Transcribe the material in full. Nothing should differ except that the pictures are left out.

━━ AVAILABLE DATA ━━

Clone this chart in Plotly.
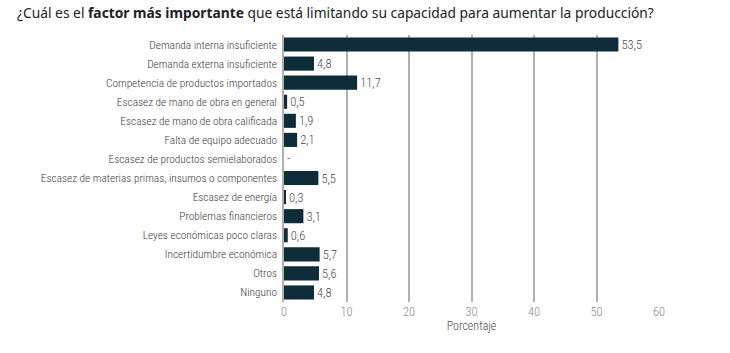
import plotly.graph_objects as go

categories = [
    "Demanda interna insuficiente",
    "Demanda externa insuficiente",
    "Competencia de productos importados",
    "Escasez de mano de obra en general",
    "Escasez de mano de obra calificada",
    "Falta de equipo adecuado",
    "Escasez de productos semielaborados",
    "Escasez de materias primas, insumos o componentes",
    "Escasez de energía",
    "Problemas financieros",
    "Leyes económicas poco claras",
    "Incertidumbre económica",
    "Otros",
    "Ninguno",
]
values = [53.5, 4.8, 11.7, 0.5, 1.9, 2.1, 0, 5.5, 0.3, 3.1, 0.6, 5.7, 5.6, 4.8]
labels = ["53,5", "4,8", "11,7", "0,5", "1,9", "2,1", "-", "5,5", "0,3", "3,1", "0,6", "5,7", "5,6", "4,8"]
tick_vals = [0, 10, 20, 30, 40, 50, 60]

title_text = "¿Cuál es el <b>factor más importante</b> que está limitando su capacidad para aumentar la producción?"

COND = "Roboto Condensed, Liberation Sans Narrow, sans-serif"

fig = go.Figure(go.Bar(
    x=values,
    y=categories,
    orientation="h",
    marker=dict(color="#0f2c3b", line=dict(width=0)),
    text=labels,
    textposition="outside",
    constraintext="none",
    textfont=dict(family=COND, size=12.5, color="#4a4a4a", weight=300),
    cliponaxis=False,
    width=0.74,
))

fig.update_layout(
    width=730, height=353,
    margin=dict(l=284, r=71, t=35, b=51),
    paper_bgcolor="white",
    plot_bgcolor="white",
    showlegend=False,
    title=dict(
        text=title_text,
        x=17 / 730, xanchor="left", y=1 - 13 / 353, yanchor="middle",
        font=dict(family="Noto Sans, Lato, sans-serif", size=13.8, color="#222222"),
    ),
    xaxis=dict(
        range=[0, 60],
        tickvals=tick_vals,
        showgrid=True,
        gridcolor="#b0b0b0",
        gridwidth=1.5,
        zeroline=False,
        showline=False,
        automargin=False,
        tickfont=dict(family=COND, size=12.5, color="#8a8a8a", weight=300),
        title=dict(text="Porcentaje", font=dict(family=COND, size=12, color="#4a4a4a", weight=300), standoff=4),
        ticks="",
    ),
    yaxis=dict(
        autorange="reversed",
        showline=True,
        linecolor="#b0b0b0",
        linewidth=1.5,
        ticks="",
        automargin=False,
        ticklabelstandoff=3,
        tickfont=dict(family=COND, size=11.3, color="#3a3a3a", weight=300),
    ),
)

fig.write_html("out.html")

━━━

COMPLETE RESPONSE:
Clone this chart in Plotly.
import plotly.graph_objects as go

categories = [
    "Demanda interna insuficiente",
    "Demanda externa insuficiente",
    "Competencia de productos importados",
    "Escasez de mano de obra en general",
    "Escasez de mano de obra calificada",
    "Falta de equipo adecuado",
    "Escasez de productos semielaborados",
    "Escasez de materias primas, insumos o componentes",
    "Escasez de energía",
    "Problemas financieros",
    "Leyes económicas poco claras",
    "Incertidumbre económica",
    "Otros",
    "Ninguno",
]
values = [53.5, 4.8, 11.7, 0.5, 1.9, 2.1, 0, 5.5, 0.3, 3.1, 0.6, 5.7, 5.6, 4.8]
labels = ["53,5", "4,8", "11,7", "0,5", "1,9", "2,1", "-", "5,5", "0,3", "3,1", "0,6", "5,7", "5,6", "4,8"]
tick_vals = [0, 10, 20, 30, 40, 50, 60]

title_text = "¿Cuál es el <b>factor más importante</b> que está limitando su capacidad para aumentar la producción?"

COND = "Roboto Condensed, Liberation Sans Narrow, sans-serif"

fig = go.Figure(go.Bar(
    x=values,
    y=categories,
    orientation="h",
    marker=dict(color="#0f2c3b", line=dict(width=0)),
    text=labels,
    textposition="outside",
    constraintext="none",
    textfont=dict(family=COND, size=12.5, color="#4a4a4a", weight=300),
    cliponaxis=False,
    width=0.74,
))

fig.update_layout(
    width=730, height=353,
    margin=dict(l=284, r=71, t=35, b=51),
    paper_bgcolor="white",
    plot_bgcolor="white",
    showlegend=False,
    title=dict(
        text=title_text,
        x=17 / 730, xanchor="left", y=1 - 13 / 353, yanchor="middle",
        font=dict(family="Noto Sans, Lato, sans-serif", size=13.8, color="#222222"),
    ),
    xaxis=dict(
        range=[0, 60],
        tickvals=tick_vals,
        showgrid=True,
        gridcolor="#b0b0b0",
        gridwidth=1.5,
        zeroline=False,
        showline=False,
        automargin=False,
        tickfont=dict(family=COND, size=12.5, color="#8a8a8a", weight=300),
        title=dict(text="Porcentaje", font=dict(family=COND, size=12, color="#4a4a4a", weight=300), standoff=4),
        ticks="",
    ),
    yaxis=dict(
        autorange="reversed",
        showline=True,
        linecolor="#b0b0b0",
        linewidth=1.5,
        ticks="",
        automargin=False,
        ticklabelstandoff=3,
        tickfont=dict(family=COND, size=11.3, color="#3a3a3a", weight=300),
    ),
)

fig.write_html("out.html")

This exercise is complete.